Ceny gazu spadają. Europa wykorzystuje okazję, żeby przygotować się na następny sezon
Ceny gazu na światowych rynkach są niższe, niż przed rosyjską agresją na Ukrainę. Kraje UE wykorzystują okazję, zapełniając magazyny gazu. Rusza też specjalna unijna platforma do współnych zakupów tego paliwa.
- Ceny gazu są obecnie niższe, niż w tygodniach przed wybuchem wojny w Ukrainie.
- 28 kwietnia cena 1 MWh gazu wynosiła niecałe 39 euro.
- Moment zniżki cen wykorzystują kraje UE, które rozpoczęły napełnianie magazynów gazu.
- W Polsce poziom gazu w magazynach z kolei wciąż spada.
- Utrzymać ceny gazu dla firm z UE ma pomóc specjalny mechanizm wspólnych zakupów gazu.
- Chodzi o nową platformę AggregateEU, która ma m. in. dać szansę na zakupy w korzystnych cenach mniejszym przedsiębiorcom.
Niedobór gazu w przemyśle i spadek PKB, zimne domy i wysokie ceny ogrzewania - jeszcze rok temu mogło się wydawać, że tak może wyglądać zima w Unii Europejskiej. Szybkie przestawienie się na nowe źródła dostaw gazu, redukcja zużycia oraz dość łagodna zima pozwoliły uniknąć większości problemów. Większości, bo wzrost cen ogrzewania dotknął całą Europę.
W tym roku UE przygotowania na zimę rozpoczyna wcześniej. I uruchamia nowy mechanizm, który ma pozwolić na obniżenie cen gazu w niektórych sektorach.
Do początku 2022 roku, czyli momentu agresji Federacji Rosyjskiej na Ukrainę, Unia Europejska bazowała w znaczącym stopniu na imporcie gazu z Rosji.

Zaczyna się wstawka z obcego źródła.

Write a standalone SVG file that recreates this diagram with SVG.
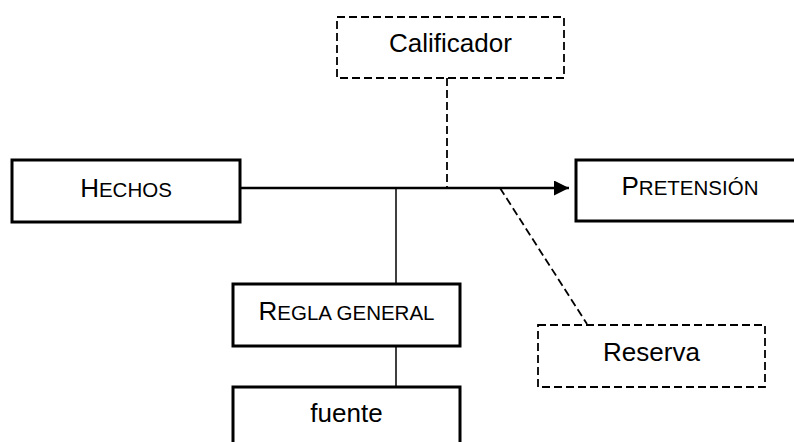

W 2021 roku importowała z tego kraju 83 proc. zużywanego gazu ziemnego.
Wraz z wybuchem wojny, mimo braku formalnego wprowadzenia sankcji na import gazu z Rosji, zakupy z tego kierunku udało się znacząco ograniczyć. Dzięki zwiększonego importowi gazu z Norwegii oraz Algierii oraz gazu LNG z USA i Kataru oraz obniżeniu konsumpcji gazu w ogóle, udział gazu z Rosji w unijnym zużyciu spadł do 25 procent.
Jednocześnie udało się uniknąć urealnienia najczarniejszych prognoz z początku 2022 roku, które mówiły o znaczącym spowolnieniu w gospodarce i niedoborach gazu dla gospodarstw domowych czy przemysłu. Kryzysu nie udało się jednak zażegnać całkowicie. Gaz po wybuchu wojny zdrożał, nawet jeśli był dostępny. I, jak wynika z analizy Międzynarodowej Agencji Energetycznej, przynajmniej część spadku zużycia gazu wynikała z mniejszego popytu w przemyśle - przedsiębiorcy rezygnowali z zakupów, ale co za tym idzie, także części produkcji.
Ci, którzy na zakupy się zdecydowali, podwyższali za to ceny. Zarówno dane Eurostatu, jak i polskiego Głównego Urzędu Statystycznego przez większość 2022 roku wskazywały ceny energii jako główne koło zamachowe inflacji. Wzrosły także ceny gazu dla gospodarstw domowych. W drugiej połowie 2022 roku Polska znalazła się w gronie państw z najmniejszymi wzrostami, ale w państwach takich jak Czechy, Łotwa czy Rumunia ceny gazu dla konsumentów wzrosły ponad 150 procent.